Just wanted to give some brief feedback on 2 shelters I have used lately:

NatureHike VIK 1
This tent REALLY impressed me. It is incredibly solid when pitched and deals with wind very very well. It is a single wall tent, so in humid conditions or when camped close to water, condensation can form in a thin film on the inside, but I have never had condensation get bad enough to drip on me. I do wish that the flysheet door had a “roll up and tie back” system instead of the lightweight hook that you can attach to the one peg-out point (it is a bit more of a pain to close the door when you are wanting to turn in for the night, as you have to exit the tent to unhook this hook before you can zip closed the door). The tent itself is remarkably lightweight for its robust-ness.

Ultimate Direction FK Tarp
Surprisingly, I actually really enjoyed using this.
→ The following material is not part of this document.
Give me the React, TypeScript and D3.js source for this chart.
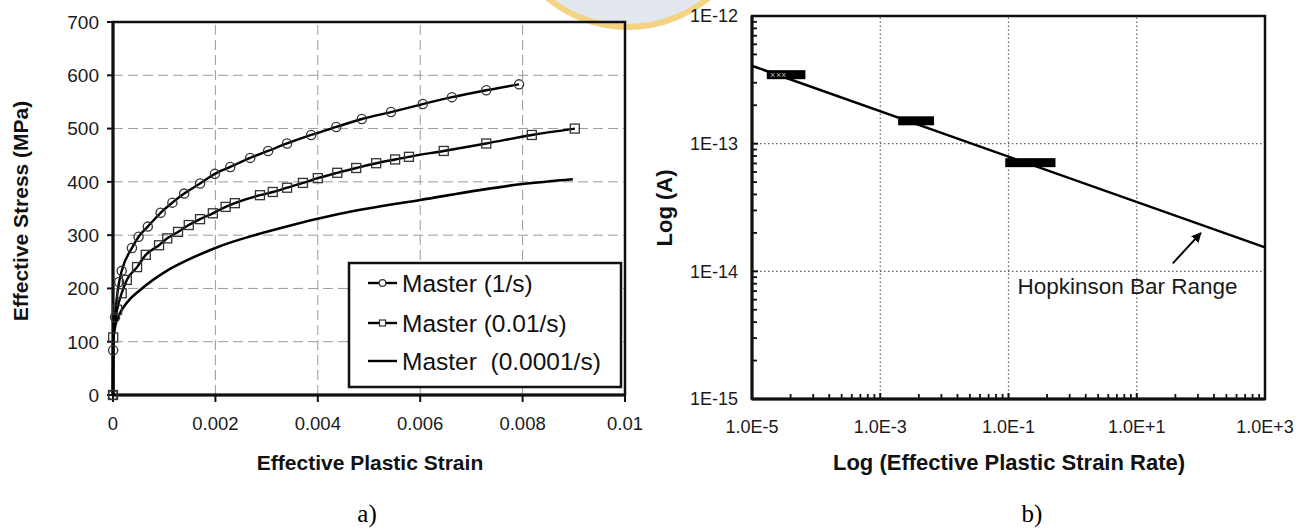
import React from "react";
import * as d3 from "d3";

// ---------- Panel a) data ----------
const m1Strain = [0, 0.000003, 0.00004, 0.00012, 0.00017, 0.00037, 0.0005, 0.00068, 0.00093, 0.00116, 0.00139, 0.0017, 0.00199, 0.00229, 0.00268, 0.00303, 0.0034, 0.00387, 0.00436, 0.00486, 0.00543, 0.00605, 0.00662, 0.00729, 0.00793];
const m1Stress = [0, 84, 146, 212, 233, 276, 297, 316, 342, 361, 378, 397, 415, 428, 445, 458, 472, 488, 503, 518, 531, 546, 559, 572, 583];

const m2Strain = [0, 0.000004, 0.00008, 0.00017, 0.00027, 0.00047, 0.00064, 0.0009, 0.00106, 0.00127, 0.00148, 0.0017, 0.00195, 0.0022, 0.00238, 0.00287, 0.00312, 0.0034, 0.00371, 0.004, 0.00438, 0.00475, 0.00514, 0.00551, 0.00578, 0.00646, 0.00729, 0.00818, 0.00902];
const m2Stress = [0, 108, 160, 191, 216, 240, 263, 281, 294, 306, 319, 330, 341, 353, 360, 375, 381, 389, 398, 407, 417, 426, 435, 442, 447, 458, 472, 488, 500];

const m3Strain = [0, 0.000002, 0.00004, 0.0001, 0.00027, 0.00053, 0.00105, 0.00145, 0.002, 0.00326, 0.00443, 0.006, 0.008, 0.00898];
const m3Stress = [0, 100, 128, 146, 173, 197, 233, 253, 276, 313, 340, 366, 396, 405];

const xTicksA = [0, 0.002, 0.004, 0.006, 0.008, 0.01];
const xTickLabelsA = ["0", "0.002", "0.004", "0.006", "0.008", "0.01"];
const yTicksA = [0, 100, 200, 300, 400, 500, 600, 700];
const legendLabels = ["Master (1/s)", "Master (0.01/s)", "Master  (0.0001/s)"];

// ---------- Panel b) data ----------
const fitRate = [1e-5, 1e3];
const fitA = [4.07e-13, 1.54e-14];
const clusterLo = [1.7e-5, 1.9e-3, 0.089];
const clusterHi = [6.8e-5, 6.9e-3, 0.54];
const clusterA = [3.47e-13, 1.51e-13, 7.1e-14];
const crossRates = [2.1e-5, 2.6e-5, 3.1e-5];
const xMajorB = [1e-5, 1e-3, 1e-1, 1e1, 1e3];
const xMajorLabelsB = ["1.0E-5", "1.0E-3", "1.0E-1", "1.0E+1", "1.0E+3"];
const yMajorB = [1e-15, 1e-14, 1e-13, 1e-12];
const yMajorLabelsB = ["1E-15", "1E-14", "1E-13", "1E-12"];
const annotText = "Hopkinson Bar Range";

const SANS = "'Liberation Sans', Arial, Helvetica, sans-serif";
const SERIF = "'Liberation Serif', 'Times New Roman', serif";

export default function App() {
  // Panel a scales
  const xA = d3.scaleLinear().domain([0, 0.01]).range([113, 625]);
  const yA = d3.scaleLinear().domain([0, 700]).range([395, 22]);
  const lineA = d3
    .line<[number, number]>()
    .x((d) => xA(d[0]))
    .y((d) => yA(d[1]))
    .curve(d3.curveMonotoneX);
  const s1 = m1Strain.map((v, i) => [v, m1Stress[i]] as [number, number]);
  const s2 = m2Strain.map((v, i) => [v, m2Stress[i]] as [number, number]);
  const s3 = m3Strain.map((v, i) => [v, m3Stress[i]] as [number, number]);

  // Panel b scales
  const xB = d3.scaleLog().domain([1e-5, 1e3]).range([752, 1265]);
  const yB = d3.scaleLog().domain([1e-15, 1e-12]).range([399, 16]);
  const xMinorB: number[] = [];
  [1e-5, 1e-3, 1e-1, 1e1].forEach((m) => {
    for (let k = 2; k <= 9; k++) xMinorB.push(m * k * k);
  });
  const yMinorB: number[] = [];
  [1e-15, 1e-14, 1e-13].forEach((m) => {
    for (let k = 2; k <= 9; k++) yMinorB.push(m * k);
  });
  const fitLine = d3
    .line<number>()
    .x((d) => xB(d))
    .y((_, i) => yB(fitA[i]));

  const gridA = "#9a9a9a";
  const legRows = [283, 323, 361];

  return (
    <div style={{ position: "absolute", left: 0, top: 0 }}>
      <svg width={1307} height={529} style={{ display: "block", background: "#fff" }}>
        {/* watermark */}
        <circle cx={628} cy={-99} r={126} fill="#dde3ee" stroke="#f3cd6e" strokeWidth={6} opacity={0.85} />

        {/* ---------------- Panel a ---------------- */}
        <g>
          {yTicksA.slice(1, -1).map((t) => (
            <line key={"gy" + t} x1={xA(0)} x2={xA(0.01)} y1={yA(t)} y2={yA(t)} stroke={gridA} strokeWidth={1} strokeDasharray="10,5" />
          ))}
          {xTicksA.slice(1, -1).map((t) => (
            <line key={"gx" + t} x1={xA(t)} x2={xA(t)} y1={yA(0)} y2={yA(700)} stroke={gridA} strokeWidth={1} strokeDasharray="10,5" />
          ))}
          <rect x={xA(0)} y={yA(700)} width={xA(0.01) - xA(0)} height={yA(0) - yA(700)} fill="none" stroke="#111" strokeWidth={2.5} />
          <line x1={xA(0)} x2={xA(0)} y1={yA(0)} y2={yA(700)} stroke="#111" strokeWidth={3} />
          <line x1={xA(0)} x2={xA(0.01)} y1={yA(0)} y2={yA(0)} stroke="#111" strokeWidth={3} />
          {yTicksA.map((t) => (
            <g key={"ty" + t}>
              <line x1={xA(0) - 6} x2={xA(0)} y1={yA(t)} y2={yA(t)} stroke="#111" strokeWidth={2} />
              <text x={99} y={yA(t)} dy="0.36em" textAnchor="end" fontFamily={SANS} fontSize={19} fill="#1a1a1a">
                {t}
              </text>
            </g>
          ))}
          {xTicksA.map((t, i) => (
            <g key={"tx" + t}>
              <line x1={xA(t)} x2={xA(t)} y1={yA(0)} y2={yA(0) + 7} stroke="#111" strokeWidth={2} />
              <text x={xA(t)} y={430} textAnchor="middle" fontFamily={SANS} fontSize={18.5} fill="#1a1a1a">
                {xTickLabelsA[i]}
              </text>
            </g>
          ))}
          <path d={lineA(s3) || ""} fill="none" stroke="#000" strokeWidth={2.6} />
          <path d={lineA(s2) || ""} fill="none" stroke="#000" strokeWidth={2.4} />
          <path d={lineA(s1) || ""} fill="none" stroke="#000" strokeWidth={2.4} />
          {s1.map((d, i) => (
            <circle key={"c" + i} cx={xA(d[0])} cy={yA(d[1])} r={4.6} fill="none" stroke="#333" strokeWidth={1.3} />
          ))}
          {s2.map((d, i) => (
            <rect key={"s" + i} x={xA(d[0]) - 4.5} y={yA(d[1]) - 4.5} width={9} height={9} fill="none" stroke="#333" strokeWidth={1.3} />
          ))}
          <text x={370} y={470} textAnchor="middle" fontFamily={SANS} fontSize={21} fontWeight="bold" fill="#111">
            Effective Plastic Strain
          </text>
          <text transform="translate(28,211) rotate(-90)" textAnchor="middle" fontFamily={SANS} fontSize={21} fontWeight="bold" fill="#111">
            Effective Stress (MPa)
          </text>
          <rect x={349} y={263} width={272} height={124} fill="#fff" stroke="#111" strokeWidth={2.5} />
          {legendLabels.map((lab, i) => (
            <g key={"lg" + i}>
              <line x1={368} x2={397} y1={legRows[i]} y2={legRows[i]} stroke="#000" strokeWidth={2.4} />
              {i === 0 && <circle cx={382.5} cy={legRows[i]} r={3.3} fill="#fff" stroke="#333" strokeWidth={1.2} />}
              {i === 1 && <rect x={379.5} y={legRows[i] - 3} width={6} height={6} fill="#fff" stroke="#333" strokeWidth={1.2} />}
              <text x={402} y={legRows[i]} dy="0.36em" fontFamily={SANS} fontSize={24.5} fill="#111" style={{ whiteSpace: "pre" }}>
                {lab}
              </text>
            </g>
          ))}
          <text x={367} y={522} textAnchor="middle" fontFamily={SERIF} fontSize={25} fill="#000">
            a)
          </text>
        </g>

        {/* ---------------- Panel b ---------------- */}
        <g>
          {yMajorB.slice(1, -1).map((t) => (
            <line key={"gby" + t} x1={xB(1e-5)} x2={xB(1e3)} y1={yB(t)} y2={yB(t)} stroke="#666" strokeWidth={1.2} strokeDasharray="1.5,2.5" />
          ))}
          {xMajorB.slice(1, -1).map((t) => (
            <line key={"gbx" + t} x1={xB(t)} x2={xB(t)} y1={yB(1e-15)} y2={yB(1e-12)} stroke="#666" strokeWidth={1.2} strokeDasharray="1.5,2.5" />
          ))}
          <rect x={xB(1e-5)} y={yB(1e-12)} width={xB(1e3) - xB(1e-5)} height={yB(1e-15) - yB(1e-12)} fill="none" stroke="#111" strokeWidth={2.5} />
          <line x1={xB(1e-5)} x2={xB(1e-5)} y1={yB(1e-15)} y2={yB(1e-12)} stroke="#111" strokeWidth={3} />
          <line x1={xB(1e-5)} x2={xB(1e3)} y1={yB(1e-15)} y2={yB(1e-15)} stroke="#111" strokeWidth={3} />
          {yMinorB.map((t, i) => (
            <line key={"ymb" + i} x1={xB(1e-5)} x2={xB(1e-5) + 5} y1={yB(t)} y2={yB(t)} stroke="#111" strokeWidth={1.8} />
          ))}
          {yMajorB.map((t) => (
            <line key={"yMb" + t} x1={xB(1e-5)} x2={xB(1e-5) + 6} y1={yB(t)} y2={yB(t)} stroke="#111" strokeWidth={2} />
          ))}
          {xMinorB.map((t, i) => (
            <line key={"xmb" + i} x1={xB(t)} x2={xB(t)} y1={yB(1e-15)} y2={yB(1e-15) - 5} stroke="#111" strokeWidth={1.8} />
          ))}
          {xMajorB.map((t) => (
            <line key={"xMb" + t} x1={xB(t)} x2={xB(t)} y1={yB(1e-15)} y2={yB(1e-15) - 6} stroke="#111" strokeWidth={2} />
          ))}
          {yMajorB.map((t, i) => (
            <text key={"yl" + t} x={738} y={yB(t)} dy="0.36em" textAnchor="end" fontFamily={SANS} fontSize={18} fill="#1a1a1a">
              {yMajorLabelsB[i]}
            </text>
          ))}
          {xMajorB.map((t, i) => (
            <text key={"xl" + t} x={xB(t)} y={433} textAnchor="middle" fontFamily={SANS} fontSize={18} fill="#1a1a1a">
              {xMajorLabelsB[i]}
            </text>
          ))}
          <path d={fitLine(fitRate) || ""} fill="none" stroke="#000" strokeWidth={2.4} />
          {clusterLo.map((lo, i) => (
            <rect key={"cl" + i} x={xB(lo)} y={yB(clusterA[i]) - 4.5} width={xB(clusterHi[i]) - xB(lo)} height={9} fill="#000" />
          ))}
          {crossRates.map((r, i) => (
            <text key={"cr" + i} x={xB(r)} y={yB(clusterA[0])} dy="0.32em" textAnchor="middle" fontFamily={SANS} fontSize={9} fill="#bbb">
              ×
            </text>
          ))}
          <defs>
            <marker id="arrowhead" viewBox="0 0 10 10" refX={9} refY={5} markerWidth={5} markerHeight={5} orient="auto">
              <path d="M0,0 L10,5 L0,10 z" fill="#000" />
            </marker>
          </defs>
          <line x1={xB(36.5)} y1={yB(1.155e-14)} x2={xB(100)} y2={yB(2e-14)} stroke="#000" strokeWidth={2} markerEnd="url(#arrowhead)" />
          <text x={xB(0.138)} y={yB(6.6e-15)} fontFamily={SANS} fontSize={22.5} fill="#1a1a1a">
            {annotText}
          </text>
          <text x={1009} y={470} textAnchor="middle" fontFamily={SANS} fontSize={22} fontWeight="bold" fill="#111">
            Log (Effective Plastic Strain Rate)
          </text>
          <text transform="translate(672,208) rotate(-90)" textAnchor="middle" fontFamily={SANS} fontSize={22} fontWeight="bold" fill="#111">
            Log (A)
          </text>
          <text x={1032} y={522} textAnchor="middle" fontFamily={SERIF} fontSize={25} fill="#000">
            b)
          </text>
        </g>
      </svg>
    </div>
  );
}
It is a shaped tarp, which I find easier to pitch than a flat tarp. I also think that it provides more livable space. You need 2 trekking poles to pitch it, or it can be pitched using the handlebars of a bicycle. With the trekking poles, you can choose to pitch it high or low depending on the weather. I had some condensation when pitching it low in rain, but nothing that got me wet.

I have videos about both of the above tents on my YouTube channel, Roughing It With Ruth, where I give more information (not sure whether I am allowed to post a link to the channel on this forum…?)


Your channel is great source of hiking information Ruth. Happy to share it :wink: :+1:


My most favorite tent, in which I have absolete faith, having survived 4 days in buffetting winds in the berg… backpacker Kestrel… part of my car-camping gear…

My current walk-about tent, as it is considerably lighter than the Kestrel


Hi all, I am a novice hiker and starting to do multi-day trips with my wife.
I would appreciate your opinions on a tent suitable for 2 adults with large packs 50+) inside with preferably dual vestibules. I would prefer to support local is lekker wherever possible. I am still undecided on a 3 season vs 4 season, but hopefully after this I may be able to make a more informed decision.

Budget is a consideration so anything in the MSR Hubba / Hilleberg (unsure about Vango) is currently outside of what I am looking at. Hilleberg Namaj is the dream lol.

Although weight is always to be considered it is not my primary concern, space comfort, enjoyment and practical with longevity considerations is more my style. Packing dimension is quite important as I want to try fit this with a 50l pack for 2-3 day hikes. 65s will be used on 4+ day hikes.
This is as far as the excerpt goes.